I recently started a new business adventure and although it is going rather well, my domestic life has taken a hit. I need to get back to removing that which I don’t use, want, or love out of my living space. Spring Cleaning; but not for the sake of making room for new.
I DON’T WANT ANY MORE NEW!
Well unless it’s fabric.
When I was working in the corporate world, we were told to dress for the job you want, not the one you have. I started to think about how that could translate to any changes in life. For example: if you want to be an artist; do the things an artist does. If you want to be healthier; act healthy. Whatever the goal or task, you are the one who needs to define it. Google is not in charge here, you are.
Right now I want to be calmer.
1. What does calm look like? Where can I be proactive? What is preventing calm?
Make a list. Make a chart. With COLORS! But not too long, the ultimate goal is to be successful and if the quantity of tasks outweighs their quality, I am doomed.
3. Celebrate, but be forgiving.
So that is the plan. Identify, track, fall down, get back up and applaud.
ALL WITH A PINK ATTITUDE!
I just completed a 900+ mile literal memory road trip. I went to childhood homes, hangouts, schools, and cemetaries. I drove down the roads where I learned to ride a bike and drive a car. Went by the place of my first kiss, first school dance, first heartbreak, first fender bender, first legal drink, and first broken bone. Ended up on the streets where people lived that I haven’t thought about in years.
I went into buildings that I once frequented where nothing had really changed and often found new buildings where others had once stood. Drove through towns that I hardly recognized and ones that have remained the same for over 50 years. I discovered museums filled with immense history and sanctuaries of pure solitude.
I reminisced with old friends and made some new ones. Some of us have stayed put geographically, while others like myself have moved many miles away.
When the journey ended, I boarded a plane and headed home. Home. Has a nice ring to it, don’t you think? In my youth, I always considered home to be the place where I grew up. That feeling you get when you pull in to the gas station where you were still too young to drive. I thought when I moved away, that feeling would never follow me.
Home is different for me now. It is many years and miles from my youth. It is where I had my first adult job, bought my first home, married, bore my child, and traveled the legal jungle of my divorce.
Looking back, there are many places I could have ended up. I’ve even spent too many hours lamenting my choices; not any more. I am happy where I am and what I have done.
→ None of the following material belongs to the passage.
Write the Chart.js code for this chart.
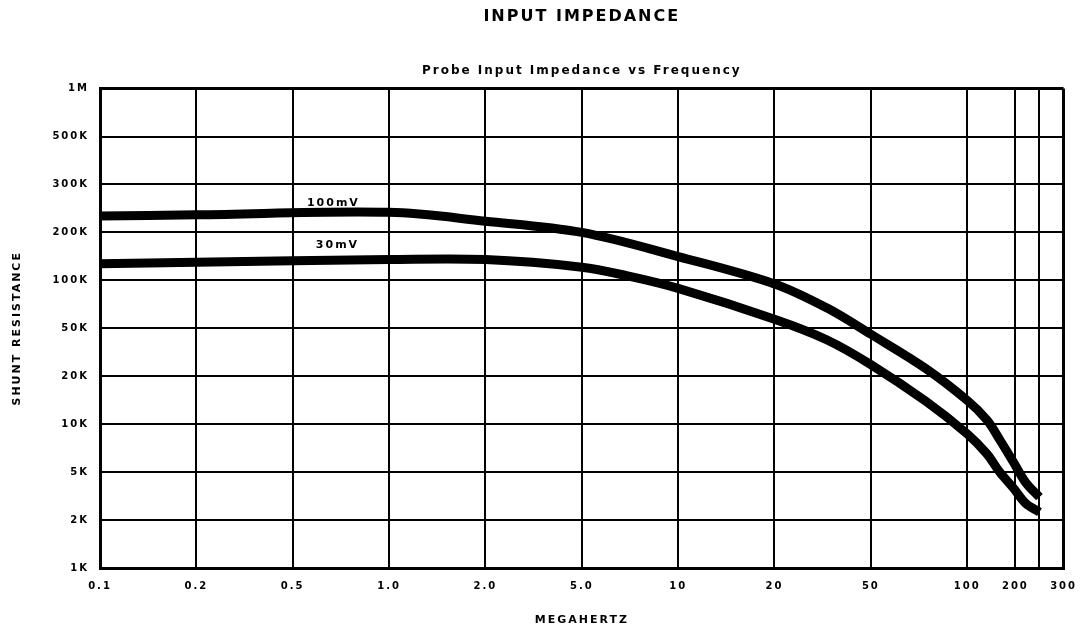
<!DOCTYPE html>
<html><head><meta charset="utf-8">
<script src="https://cdn.jsdelivr.net/npm/chart.js@4"></script>
<style>html,body{margin:0;padding:0;background:#fff}#wrap{width:1089px;height:635px;position:relative}</style>
</head><body><div id="wrap"><canvas id="c"></canvas></div>
<script>
// ---- data (real units) ----
const freqGrid = [0.1, 0.2, 0.5, 1, 2, 5, 10, 20, 50, 100, 200, 250, 300];           // MHz grid lines
const freqTickLabels = ['0.1', '0.2', '0.5', '1.0', '2.0', '5.0', '10', '20', '50', '100', '200', '', '300'];
const resGrid = [1e3, 2e3, 5e3, 1e4, 2e4, 5e4, 1e5, 2e5, 3e5, 5e5, 1e6];            // ohms grid lines
const resTickLabels = ['1K', '2K', '5K', '10K', '20K', '50K', '100K', '200K', '300K', '500K', '1M'];

const freq100mV = [0.1, 0.2, 1.0, 2, 5, 10, 20, 33, 50, 74, 100, 133, 159.5, 194, 220, 250];
const res100mV  = [230e3, 232e3, 237e3, 220e3, 200e3, 141e3, 95e3, 67e3, 44.6e3, 23.3e3, 14.1e3, 10.6e3, 8.0e3, 5.8e3, 4.1e3, 3.1e3];

const freq30mV = [0.1, 0.2, 1.0, 2, 5, 6.9, 10, 20, 33, 50, 74, 100, 133, 159.5, 194, 220, 250];
const res30mV  = [127e3, 130e3, 135e3, 135e3, 121e3, 107e3, 89e3, 57e3, 40e3, 25e3, 14e3, 8.7e3, 6.5e3, 5.0e3, 3.7e3, 2.75e3, 2.33e3];

const curveLabels = [
  { text: '100mV', freq: 0.67, res: 257e3 },
  { text: '30mV',  freq: 0.69, res: 166e3 }
];

// ---- layout of the hand-drawn grid (position of each grid line on the axis) ----
const freqGridPos = [0, 1, 2, 3, 4, 5, 6, 7, 8, 9, 9.5, 9.75, 10];
const resGridPos  = [0, 1, 2, 3, 4, 5, 6, 7, 8, 9, 10];

function toPos(v, grid, pos) {
  let i = 0;
  while (i < grid.length - 2 && v > grid[i + 1]) i++;
  const t = Math.log(v / grid[i]) / Math.log(grid[i + 1] / grid[i]);
  return pos[i] + t * (pos[i + 1] - pos[i]);
}
function series(fr, rs) {
  return fr.map((f, i) => ({ x: toPos(f, freqGrid, freqGridPos), y: toPos(rs[i], resGrid, resGridPos) }));
}

const FONT = "'DejaVu Sans', 'Liberation Sans', sans-serif";

const spacingPlugin = {
  id: 'spacing',
  beforeUpdate(chart) { chart.ctx.letterSpacing = '2px'; },
  beforeDraw(chart) { chart.ctx.letterSpacing = '2px'; }
};

const labelPlugin = {
  id: 'curveLabels',
  afterDatasetsDraw(chart) {
    const { ctx, scales: { x, y } } = chart;
    ctx.save();
    ctx.letterSpacing = '2px';
    ctx.font = 'bold 11px ' + FONT;
    ctx.fillStyle = '#000';
    ctx.textAlign = 'center';
    ctx.textBaseline = 'middle';
    curveLabels.forEach(l => {
      ctx.fillText(l.text, x.getPixelForValue(toPos(l.freq, freqGrid, freqGridPos)),
                           y.getPixelForValue(toPos(l.res, resGrid, resGridPos)));
    });
    ctx.restore();
  }
};

const lineStyle = { borderColor: '#000', backgroundColor: '#000', borderWidth: 9, pointRadius: 0,
  fill: false, tension: 0.35, borderJoinStyle: 'round', borderCapStyle: 'butt' };

new Chart(document.getElementById('c'), {
  type: 'line',
  data: {
    datasets: [
      Object.assign({ label: '100mV', data: series(freq100mV, res100mV) }, lineStyle),
      Object.assign({ label: '30mV', data: series(freq30mV, res30mV) }, lineStyle)
    ]
  },
  options: {
    responsive: true,
    maintainAspectRatio: false,
    animation: false,
    layout: { padding: { left: 0, right: 19, top: 0, bottom: 0 } },
    plugins: {
      legend: { display: false },
      tooltip: { enabled: false },
      title: { display: true, text: 'INPUT IMPEDANCE', fullSize: false, color: '#000',
        font: { family: FONT, size: 16, weight: 'bold' }, padding: { top: 7, bottom: 10 } },
      subtitle: { display: true, text: 'Probe Input Impedance vs Frequency', fullSize: false, color: '#000',
        font: { family: FONT, size: 12, weight: 'bold' }, padding: { top: 27, bottom: 11 } }
    },
    scales: {
      x: {
        type: 'linear', min: 0, max: 10,
        afterBuildTicks: s => { s.ticks = freqGridPos.map(v => ({ value: v })); },
        afterFit: s => { s.height = 67; },
        ticks: { autoSkip: false, maxRotation: 0, color: '#000', padding: 12,
          font: { family: FONT, size: 10, weight: 'bold' },
          callback: (v, i) => freqTickLabels[i] },
        grid: { color: '#000', drawTicks: false, lineWidth: c => (c.index === freqGridPos.length - 1 ? 3 : 2) },
        border: { display: true, color: '#000', width: 3 },
        title: { display: true, text: 'MEGAHERTZ', color: '#000',
          font: { family: FONT, size: 11, weight: 'bold' }, padding: { top: 0, bottom: 8 } }
      },
      y: {
        type: 'linear', min: 0, max: 10,
        afterBuildTicks: s => { s.ticks = resGridPos.map(v => ({ value: v })); },
        afterFit: s => { s.width = 100; },
        ticks: { autoSkip: false, color: '#000', padding: 11,
          font: { family: FONT, size: 10, weight: 'bold' },
          callback: (v, i) => resTickLabels[i] },
        grid: { color: '#000', drawTicks: false, lineWidth: c => (c.index === resGridPos.length - 1 ? 3 : 2) },
        border: { display: true, color: '#000', width: 3 },
        title: { display: true, text: 'SHUNT RESISTANCE', color: '#000',
          font: { family: FONT, size: 11, weight: 'bold' }, padding: { top: 11, bottom: 0 } }
      }
    }
  },
  plugins: [spacingPlugin, labelPlugin]
});
</script>
</body></html>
I am where I am supposed to be.
I am home.
I am off to my High School Reunion this week. Anxiety is kicking in and I still need to pack. It’s been a long time since I’ve been back. I went to a boarding school, so it’s not like I’m going “home.”
The typical thoughts flood my mind: should have lost some weight, I won’t measure up to other’s successes, I won’t remember half of them, they won’t remember me.
Every school has them; The Breakfast Club breakdown. Princess, Brain, Athlete, Basket-Case, and Criminal. Like the movie, we all share a bond. Most of us away from home for the first time; struggling with adolescence. Gravitating towards our own; forming tribes.
My hope is that time has softened the bad memories enough that we won’t hold the past against one another. The good memories will rise to the occasion and the tribes will come together in perfect harmony. We will discover that no matter how disconnected we were back then, we all had similar experiences. We will laugh and create new memories and maybe even cross the lines and form new friendships.